It was a highly stimulating, rich discussion. Below are slivers of the discussion organized around just two of the major themes of the conversation, focusing on my thoughts but also including insights from the other panelists (distorted through my memory and perception):
Productivity should not be the goal; productivity is a flawed concept that only measures efficiency of tasks and output, not value created. Productivity metrics work well for machines and repetitive tasks but not for knowledge work where goals are less defined. Value often comes from not being busy, by wandering, doing things that seem to have no bearing on work, and coming across different ideas, having conversations. This is not usually achieved by sitting in front of computers at your desk.
Productivity is based on metrics, so what should companies measure? The only truly useful measures are higher-order objectives such as customer satisfaction, customer happiness, employee personal growth, creativity, and so on. Any lower-level focus on tasks completed will be gamed and is close to meaningless in driving real value creation.
For knowledge workers productivity is only really meaningful over longer periods such as years or possibly months. This means that all exploration and learning along the way has time to flourish and bring unexpected benefits, people have the space they need to flourish, grow, reimagine, and find new pathways. Measuring productivity in short time frames necessarily quashes the ability to develop, grow, and create true value.
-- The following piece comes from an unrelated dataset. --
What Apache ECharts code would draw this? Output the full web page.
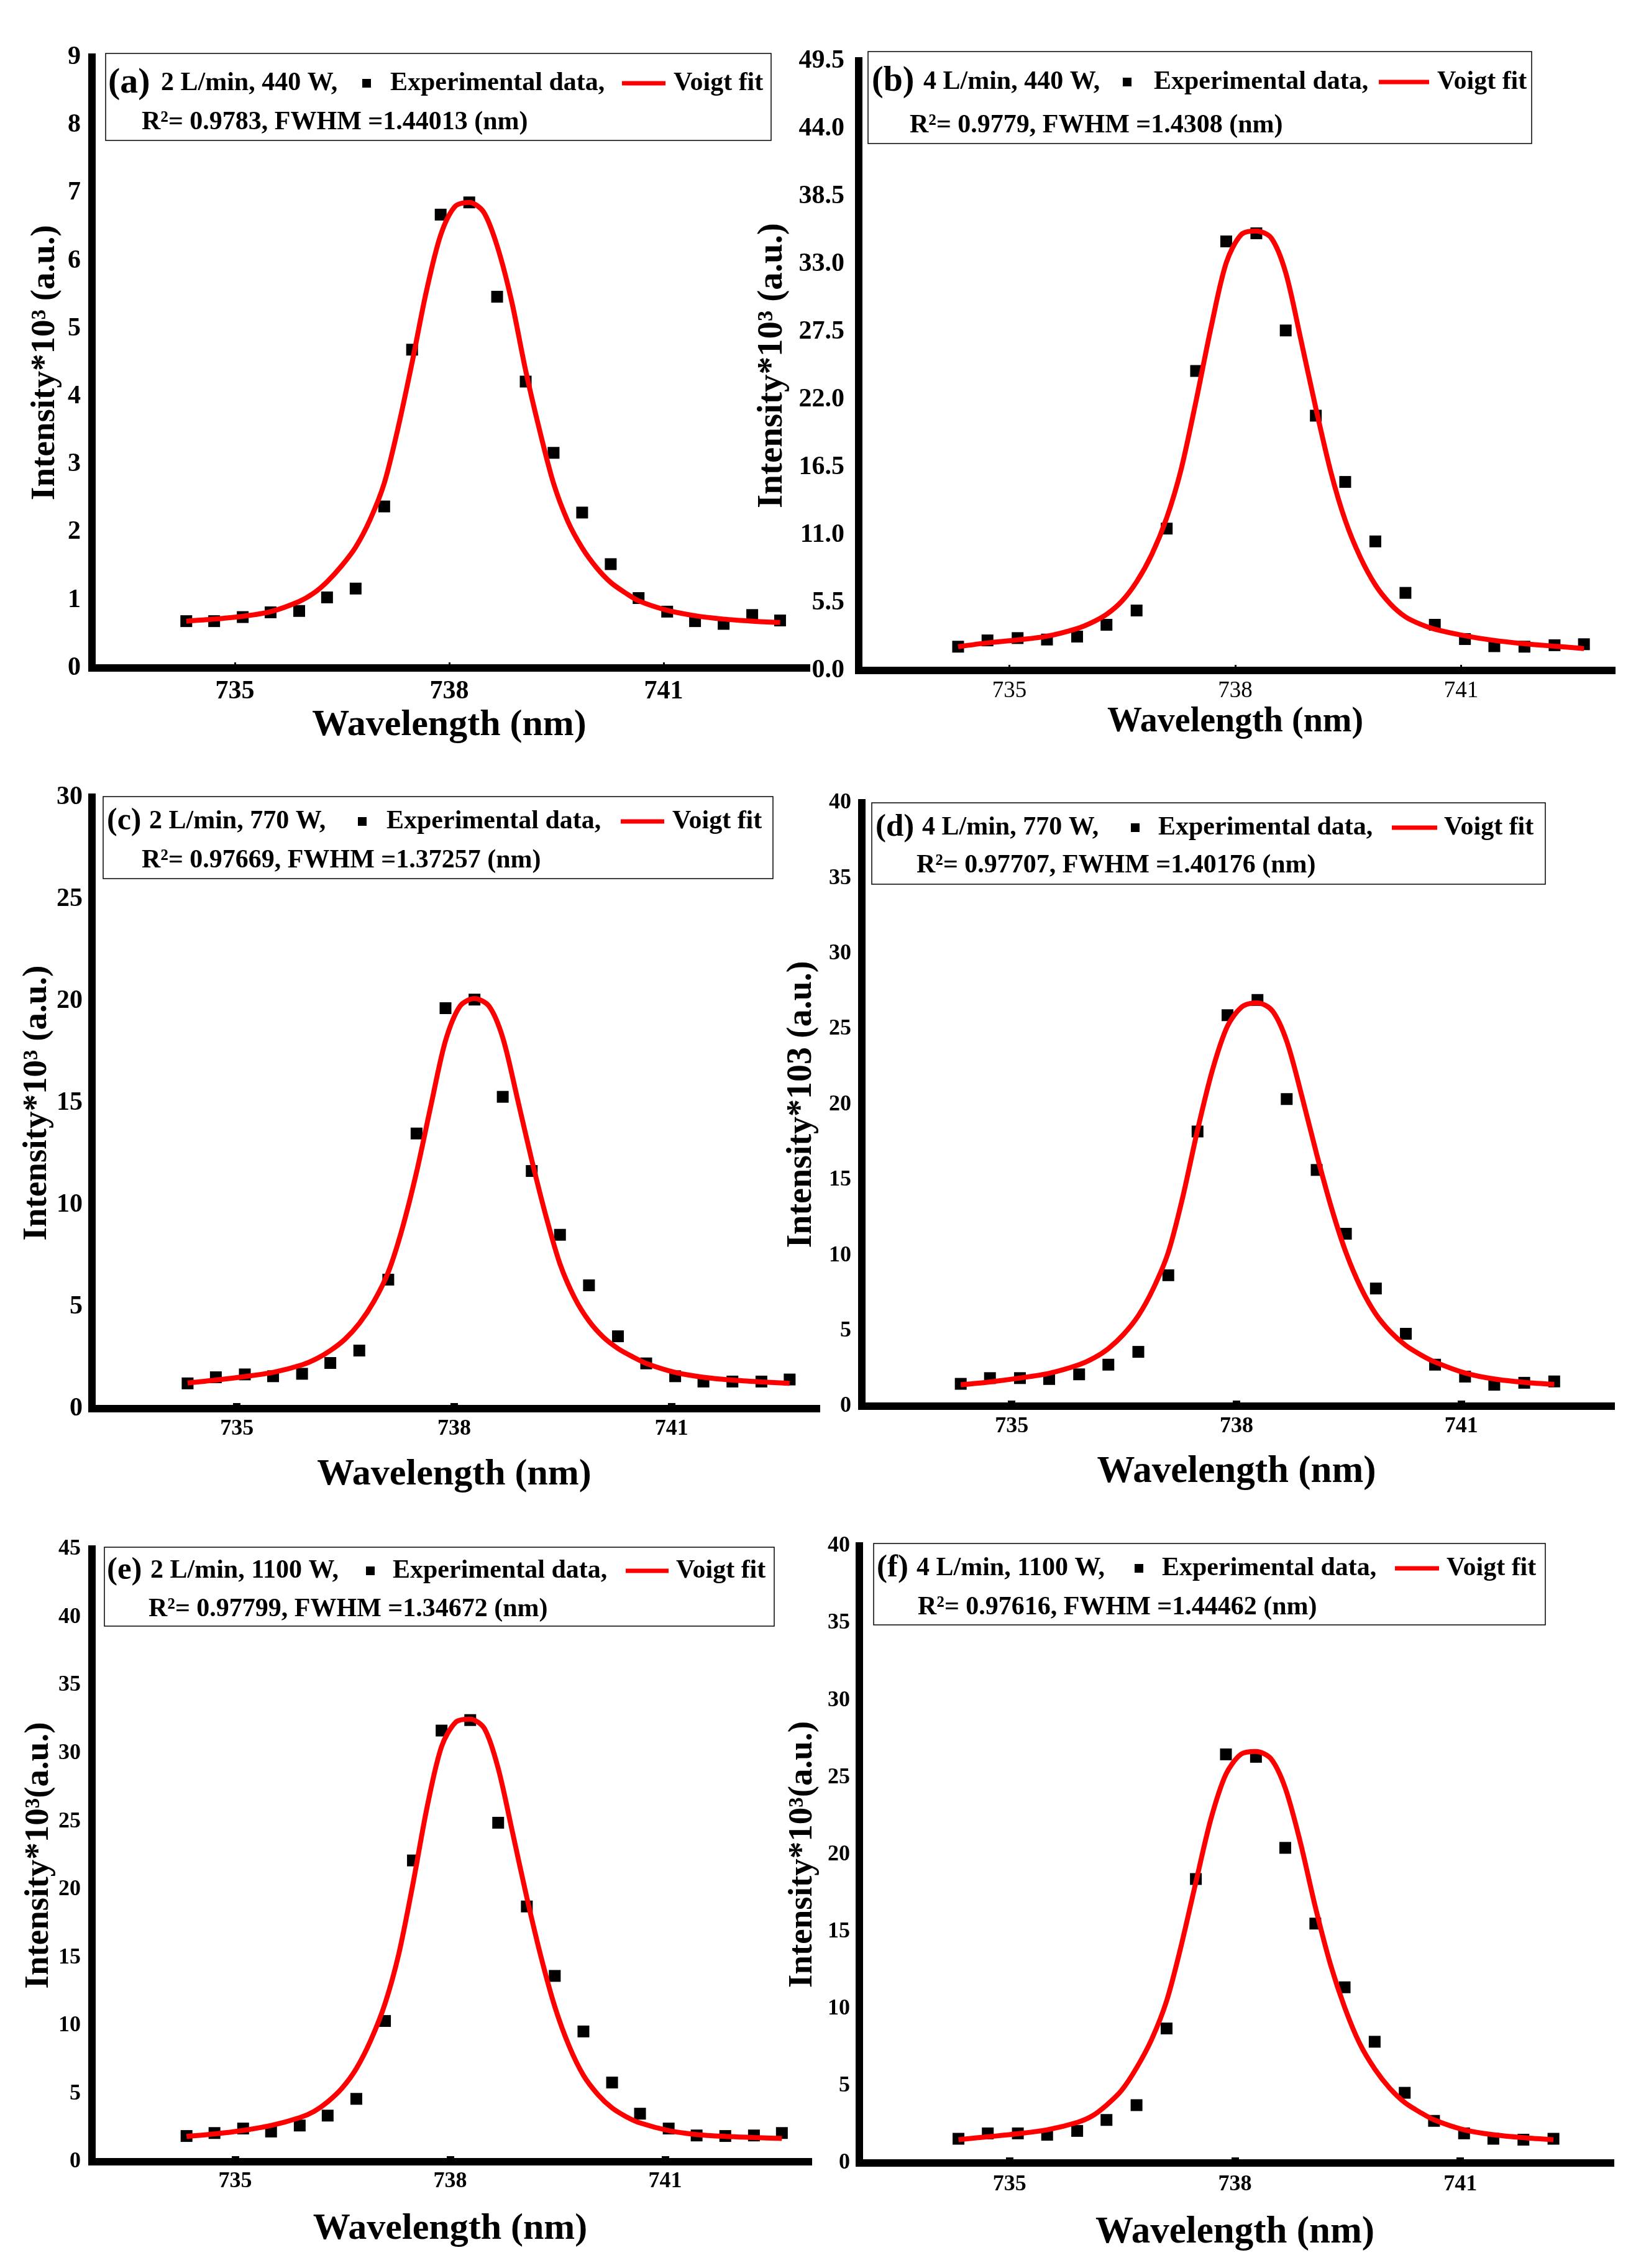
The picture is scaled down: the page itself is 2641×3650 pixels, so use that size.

The organizations that will prosper in these increasingly wonderful, extraordinary, wild times are the ones that focused on the biggest possible picture of making people happier and better and more fulfilled. If they do, productive outcomes will flow richly.
Amplifying human potential
The starting point is believing in human potential. The question has to be: “who can we be?” Organizations need to move beyond the boxes of job roles and definitions to completely fluid work in which people can apply their talents – recognized and latent – in a multitude of ways. The organizations that enable people’s potential to emerge are the ones that will succeed in the years to come.
Growth has become for some a dirty word, but that’s only if you are focusing on growing revenue and profits to the exclusion of all else. We need to also frame it as the growth of humans and organizations to become who and what they can be. In a word, moving towards their positive potential.
Growth is a mutual endeavor, an alliance between individuals and organizations. Companies need to shape work for employees to grow as a person in every possible dimension, emotionally, as well as in skills that they can sell in the talent marketplace. Employees should enable organizations to grow, to be more flexible and adaptable, maturing to engaging emotionally with the world and perceiving bigger, more important objectives for what the organization could be.
Diversity is essential for creativity and learning, Organizations need to increase their “absorptive capacity” for different ideas and perspectives, and manage the “creative abrasion” that comes from this. Psychologically safe environments allow failure to lead to learning and growth, for both the individual and the organization.